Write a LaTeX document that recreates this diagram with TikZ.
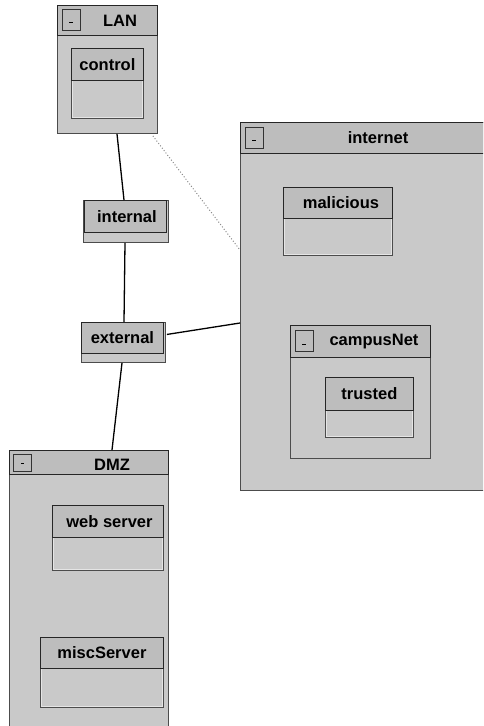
\documentclass[tikz,border=0pt]{standalone}
\usepackage{fontspec}
\setmainfont{Liberation Sans}
\usetikzlibrary{calc}
\definecolor{paneGray}{gray}{0.79}
\definecolor{barGray}{gray}{0.74}
\begin{document}
\begin{tikzpicture}[x=1pt,y=-1pt,
  pane/.style={draw=black!70,fill=paneGray,line width=0.9pt,inner sep=0pt,anchor=north west},
  bar/.style={draw=black!85,fill=barGray,line width=0.9pt,inner sep=0pt,anchor=north west,
              font=\bfseries\fontsize{16.5}{18}\selectfont,text=black},
  lbl/.style={font=\bfseries\fontsize{16.5}{18}\selectfont,inner sep=0pt,text=black},
  btn/.style={draw=black!80,fill=barGray,line width=0.9pt,inner sep=0pt,anchor=north west,
              minimum width=18pt,minimum height=21pt},
  inset/.style={draw=white!90!black,line width=0.8pt},
  wire/.style={draw=black,line width=1.3pt},
  faint/.style={draw=black!45,line width=1pt,dotted},
]
\useasboundingbox (0,0) rectangle (483,726);
\clip (0,0) rectangle (483,726);
\fill[white] (0,0) rectangle (483,726);

% ---- LAN pane ----
\node[pane,minimum width=100pt,minimum height=128pt] (lan) at (57,5) {};
\node[bar,minimum width=100pt,minimum height=30pt] (lanbar) at (57,5) {};
\node[btn] (lanbtn) at (62,9) {};
\draw[line width=0.9pt] ($(lanbtn.center)+(-2,2)$) -- ($(lanbtn.center)+(2,2)$);
\node[lbl] (lantitle) at (120,21) {LAN};
\node[pane,minimum width=72pt,minimum height=70pt] (control) at (71,48) {};
\draw[inset] ($(control.north west)+(1.8,1.8)$) rectangle ($(control.south east)+(-1.8,-1.8)$);
\node[bar,minimum width=72pt,minimum height=32pt] (controlbar) at (71,48) {control};

% ---- gateway interfaces ----
\node[pane,minimum width=85pt,minimum height=42pt] (internal) at (83,200) {};
\node[bar,minimum width=82pt,minimum height=32pt] (internalbar) at (84,200) {\hspace{3pt}internal};
\node[pane,minimum width=84pt,minimum height=40pt] (external) at (81,322) {};
\node[bar,minimum width=82pt,minimum height=31pt] (externalbar) at (81,322) {external};

% ---- internet pane ----
\node[pane,minimum width=260pt,minimum height=368pt] (internet) at (240,122) {};
\node[bar,minimum width=260pt,minimum height=31pt] (internetbar) at (240,122) {};
\node[btn] (internetbtn) at (245,127) {};
\draw[line width=0.9pt] ($(internetbtn.center)+(-2,2)$) -- ($(internetbtn.center)+(2,2)$);
\node[lbl] (internettitle) at (378,138) {internet};

\node[pane,minimum width=109pt,minimum height=68pt] (malicious) at (283,187) {};
\draw[inset] ($(malicious.north west)+(1.8,1.8)$) rectangle ($(malicious.south east)+(-1.8,-1.8)$);
\node[bar,minimum width=109pt,minimum height=31pt] (maliciousbar) at (283,187) {\hspace{6pt}malicious};

\node[pane,minimum width=140pt,minimum height=133pt] (campus) at (290,325) {};
\node[bar,minimum width=140pt,minimum height=32pt] (campusbar) at (290,325) {};
\node[btn] (campusbtn) at (295,330) {};
\draw[line width=0.9pt] ($(campusbtn.center)+(-2,3)$) -- ($(campusbtn.center)+(2,3)$);
\node[lbl] (campustitle) at (374,342) {campusNet};

\node[pane,minimum width=88pt,minimum height=60pt] (trusted) at (325,377) {};
\draw[inset] ($(trusted.north west)+(1.8,1.8)$) rectangle ($(trusted.south east)+(-1.8,-1.8)$);
\node[bar,minimum width=88pt,minimum height=33pt] (trustedbar) at (325,377) {trusted};

% ---- DMZ pane ----
\node[pane,minimum width=159pt,minimum height=290pt] (dmz) at (9,450) {};
\node[bar,minimum width=159pt,minimum height=24pt] (dmzbar) at (9,450) {};
\node[btn,minimum height=17pt,minimum width=18pt] (dmzbtn) at (13,454) {};
\draw[line width=0.9pt] ($(dmzbtn.center)+(-1.5,0)$) -- ($(dmzbtn.center)+(1.5,0)$);
\node[lbl] (dmztitle) at (112,465) {DMZ};

\node[pane,minimum width=111pt,minimum height=65pt] (web) at (52,505) {};
\draw[inset] ($(web.north west)+(1.8,1.8)$) rectangle ($(web.south east)+(-1.8,-1.8)$);
\node[bar,minimum width=111pt,minimum height=32pt] (webbar) at (52,505) {\hspace{3pt}web server};

\node[pane,minimum width=123pt,minimum height=70pt] (misc) at (40,637) {};
\draw[inset] ($(misc.north west)+(1.8,1.8)$) rectangle ($(misc.south east)+(-1.8,-1.8)$);
\node[bar,minimum width=123pt,minimum height=31pt] (miscbar) at (40,637) {miscServer};

% ---- links ----
\draw[wire] ($(lan.south west)+(60,0)$) -- ($(internal.north west)+(41,0)$);
\draw[wire] ($(internal.south west)+(42,0)$) -- ($(external.north west)+(43,0)$);
\draw[wire] ($(external.east)+(1,-8)$) -- ($(internet.north west)+(0,201)$);
\draw[wire] ($(external.south west)+(41,0)$) -- ($(dmz.north west)+(103,0)$);
\draw[faint] ($(lan.south east)+(-5,2)$) -- ($(internet.north west)+(0,128)$);
\end{tikzpicture}
\end{document}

EXERCISE DETAILS:
Please reproduce the listing exactly from its opening line through the line that contains "width=82pt,minimum height=31pt] (externalbar)", both included, with all pictures omitted.

RESULT OF THIS TASK:
Write a LaTeX document that recreates this diagram with TikZ.
\documentclass[tikz,border=0pt]{standalone}
\usepackage{fontspec}
\setmainfont{Liberation Sans}
\usetikzlibrary{calc}
\definecolor{paneGray}{gray}{0.79}
\definecolor{barGray}{gray}{0.74}
\begin{document}
\begin{tikzpicture}[x=1pt,y=-1pt,
  pane/.style={draw=black!70,fill=paneGray,line width=0.9pt,inner sep=0pt,anchor=north west},
  bar/.style={draw=black!85,fill=barGray,line width=0.9pt,inner sep=0pt,anchor=north west,
              font=\bfseries\fontsize{16.5}{18}\selectfont,text=black},
  lbl/.style={font=\bfseries\fontsize{16.5}{18}\selectfont,inner sep=0pt,text=black},
  btn/.style={draw=black!80,fill=barGray,line width=0.9pt,inner sep=0pt,anchor=north west,
              minimum width=18pt,minimum height=21pt},
  inset/.style={draw=white!90!black,line width=0.8pt},
  wire/.style={draw=black,line width=1.3pt},
  faint/.style={draw=black!45,line width=1pt,dotted},
]
\useasboundingbox (0,0) rectangle (483,726);
\clip (0,0) rectangle (483,726);
\fill[white] (0,0) rectangle (483,726);

% ---- LAN pane ----
\node[pane,minimum width=100pt,minimum height=128pt] (lan) at (57,5) {};
\node[bar,minimum width=100pt,minimum height=30pt] (lanbar) at (57,5) {};
\node[btn] (lanbtn) at (62,9) {};
\draw[line width=0.9pt] ($(lanbtn.center)+(-2,2)$) -- ($(lanbtn.center)+(2,2)$);
\node[lbl] (lantitle) at (120,21) {LAN};
\node[pane,minimum width=72pt,minimum height=70pt] (control) at (71,48) {};
\draw[inset] ($(control.north west)+(1.8,1.8)$) rectangle ($(control.south east)+(-1.8,-1.8)$);
\node[bar,minimum width=72pt,minimum height=32pt] (controlbar) at (71,48) {control};

% ---- gateway interfaces ----
\node[pane,minimum width=85pt,minimum height=42pt] (internal) at (83,200) {};
\node[bar,minimum width=82pt,minimum height=32pt] (internalbar) at (84,200) {\hspace{3pt}internal};
\node[pane,minimum width=84pt,minimum height=40pt] (external) at (81,322) {};
\node[bar,minimum width=82pt,minimum height=31pt] (externalbar) at (81,322) {external};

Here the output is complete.